Marcada para estrear em janeiro, a nova novela das 19h da Globo, “Vai na Fé”, terá pela segunda vez consecutiva uma pessoa negra como protagonista no horário. Depois de Taís Araújo em “Cara e Coragem”, em 2023 o público poderá ver Sheron Menezzes no papel principal da trama de Rosane Svartman.
Na história das novelas, houve outros momentos em que o negro esteve à frente da dramaturgia, mas foram casos esporádicos. Em 1965, por exemplo, a atriz Iolanda Braga (1941-2021) se destacava pela TV Tupi em “A Cor da Sua Pele” e deu o primeiro beijo inter-racial da televisão brasileira. A cena foi gravada com o ator Leonardo Villar (1923-2020). Vanguarda, Braga também foi a primeira mulher preta a fazer propaganda de produtos de beleza.
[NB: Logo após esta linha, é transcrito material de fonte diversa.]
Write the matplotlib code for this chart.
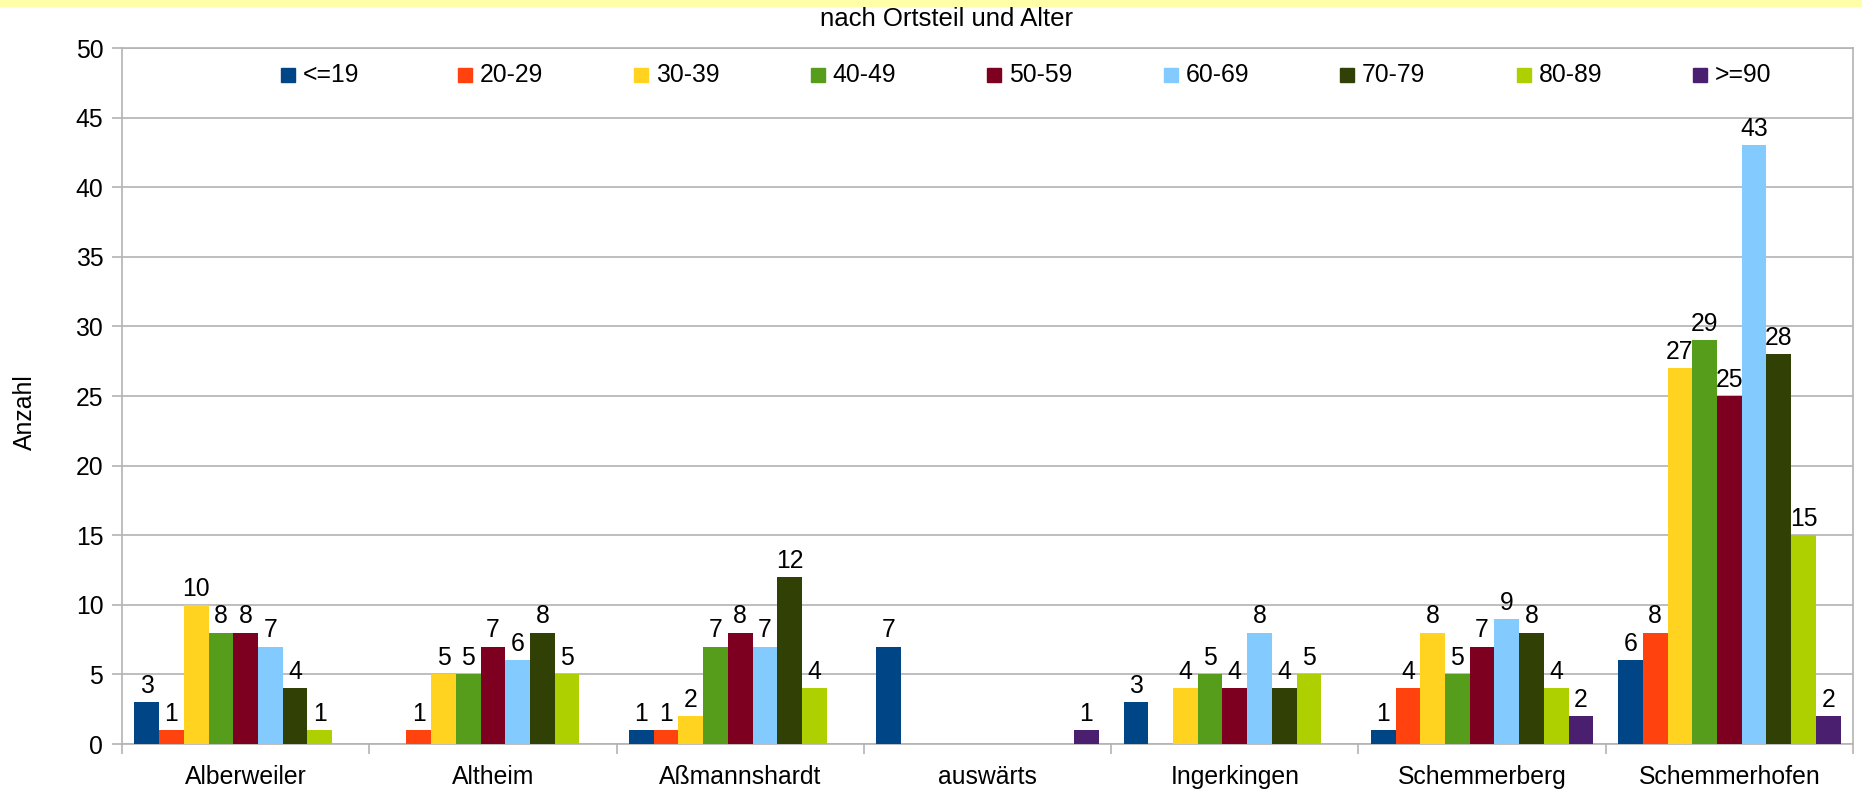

Em 1969, com a novela “Vidas em Conflito” da TV Excelsior, havia um quarteto amoroso ao qual fazia parte um personagem vivido pelo ator negro Zózimo Bulbul (1937-2013). Porém, naquela trama, como relembra Alencar, a negritude aparecia em forma de objetivação sexual. “Uma das personagens começava a namorar um negro como vingança para provocar a mãe que se apaixonava pelo mocinho de Paulo Goulart [1933-2014].”
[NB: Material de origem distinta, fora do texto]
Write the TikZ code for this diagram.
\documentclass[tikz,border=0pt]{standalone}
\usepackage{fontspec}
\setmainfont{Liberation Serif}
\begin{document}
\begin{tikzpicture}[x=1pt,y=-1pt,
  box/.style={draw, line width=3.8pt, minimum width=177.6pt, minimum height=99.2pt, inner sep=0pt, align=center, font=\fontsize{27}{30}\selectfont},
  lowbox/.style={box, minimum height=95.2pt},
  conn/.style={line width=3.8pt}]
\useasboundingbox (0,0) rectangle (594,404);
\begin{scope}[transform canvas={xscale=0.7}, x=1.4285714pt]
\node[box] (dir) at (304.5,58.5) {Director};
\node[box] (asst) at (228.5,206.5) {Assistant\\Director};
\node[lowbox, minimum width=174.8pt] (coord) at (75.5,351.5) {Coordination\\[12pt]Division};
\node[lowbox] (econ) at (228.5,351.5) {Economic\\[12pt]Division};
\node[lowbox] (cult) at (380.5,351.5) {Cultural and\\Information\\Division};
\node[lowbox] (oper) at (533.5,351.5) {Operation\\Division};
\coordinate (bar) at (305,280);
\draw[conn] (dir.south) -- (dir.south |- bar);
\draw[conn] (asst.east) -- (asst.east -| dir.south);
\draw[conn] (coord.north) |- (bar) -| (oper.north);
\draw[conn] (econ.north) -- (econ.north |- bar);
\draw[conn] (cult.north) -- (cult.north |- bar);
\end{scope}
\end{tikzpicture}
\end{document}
Depois disso, a Globo cometeu alguns erros em relação a essa temática. Um dos mais crassos até hoje foi quando, no mesmo ano de 1969, na novela “A Cabana do Pai Tomás”, Sérgio Cardoso, tido como maior destaque da dramaturgia naquele tempo, tinha de pintar o rosto de preto para viver a estrela da narrativa, por uma imposição de patrocinador. A emissora optou pelo “black face” mesmo tendo nomes como Milton Gonçalves (1933-2022) à disposição.
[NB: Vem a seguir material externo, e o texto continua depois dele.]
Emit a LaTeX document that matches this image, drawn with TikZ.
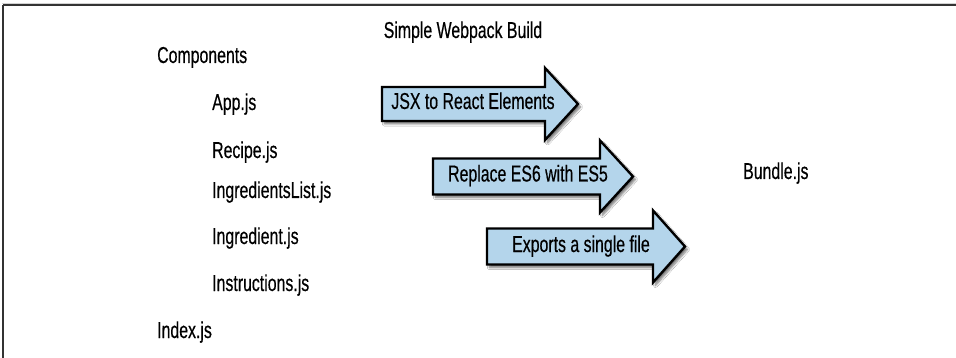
\documentclass[tikz,border=0pt]{standalone}
\usepackage{fontspec}
\setmainfont{Liberation Sans}[FakeStretch=0.69, FakeBold=0.4]
\usetikzlibrary{shadows.blur}
\definecolor{arrowblue}{HTML}{B4D5EB}
\definecolor{framegray}{HTML}{333333}
\tikzset{
  lbl/.style={inner sep=0pt, anchor=base west, font=\fontsize{23}{27}\selectfont},
  arrowlbl/.style={inner sep=0pt, anchor=base, font=\fontsize{23}{27}\selectfont},
  fatarrow/.style={draw=black, line width=2.4pt, fill=arrowblue, line join=miter,
    blur shadow={shadow xshift=2.5pt, shadow yshift=-3pt, shadow opacity=55, shadow blur steps=6}},
  framestyle/.style={draw=framegray, line width=1.6pt}
}
% #1 shaft left, #2 head start, #3 tip, #4 centre y, #5 half shaft, #6 half head
\newcommand\myfatarrow[6]{%
  \path[fatarrow] (#1,#4-#5) -- (#2,#4-#5) -- (#2,#4-#6) -- (#3,#4) -- (#2,#4+#6)
    -- (#2,#4+#5) -- (#1,#4+#5) -- cycle;}
\begin{document}
\begin{tikzpicture}[x=1pt,y=-1pt]
\useasboundingbox (0,0) rectangle (956,358);
\fill[white] (0,0) rectangle (956,358);
% frame
\draw[gray!35, line width=1pt] (2,3.2) -- (956,3.2);
\draw[framestyle] (3,5) -- (956,5);
\draw[framestyle] (3,5) -- (3,358);

% title
\node[arrowlbl] (title) at (463,38) {Simple Webpack Build};

% left list
\node[lbl] (components) at (157,63) {Components};
\node[lbl] (app) at (212,110) {App.js};
\node[lbl] (recipe) at (212,158) {Recipe.js};
\node[lbl] (inglist) at (212,198) {IngredientsList.js};
\node[lbl] (ingredient) at (212,244) {Ingredient.js};
\node[lbl] (instructions) at (212,291) {Instructions.js};
\node[lbl] (index) at (157,338) {Index.js};

% bundle
\node[lbl] (bundle) at (743,179) {Bundle.js};

% arrows
\myfatarrow{382}{545}{578}{104}{17}{36}
\node[arrowlbl] (jsx) at (473,109) {JSX to React Elements};

\myfatarrow{433}{600}{633}{176.5}{18}{36}
\node[arrowlbl] (es6) at (528,181.5) {Replace ES6 with ES5};

\myfatarrow{487}{653}{685}{246.5}{18}{36}
\node[arrowlbl] (exports) at (581,252) {Exports a single file};
\end{tikzpicture}
\end{document}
Mais recentemente, em “Segundo Sol” (2019), a trama passada na Bahia não contava com negros no elenco, o que gerou protestos. “Cerca de 80% desse estado é composto por pretos e pardos. Como pode um país virar as costas para isso? A Globo aprendeu com esse episódio”, opina Alencar.
“Cara e Coragem”, atual novela das 19h, vai contra esse estigma e possui muitos negros no elenco e em papéis de poder. Um exemplo é Ícaro Silva, que vive um gestor de uma grande empresa ao lado da mãe, interpretada pela atriz Claudia di Moura. E a autora Rosane Svartman vai propor mais diversidade com “Vai na Fé”, assim como já havia feito em “Bom Sucesso” (2019), quando quis que em sua equipe fora de cena houvesse pelo menos um negro e uma mulher em cada setor.
Rosane Borges, ativista da causa, jornalista e pesquisadora da ECA-USP, avalia que tem constatado uma escala crescente de negros no audiovisual. “Vemos hoje novelas com percentuais numéricos mínimos de negros. Mas como antes isso não acontecia, é algo que deve ser celebrado como conquista do movimento mesmo estando longe do ideal”, analisa ela ao comparar a atualidade com duas décadas passadas.
A pesquisadora completa que “é preciso ter uma reparação histórica para que negros, mulheres e membros da comunidade LGBTQIA+ participem do sistema de representação e possam projetar possibilidades”. “Somos capazes enquanto seres humanos”, finaliza.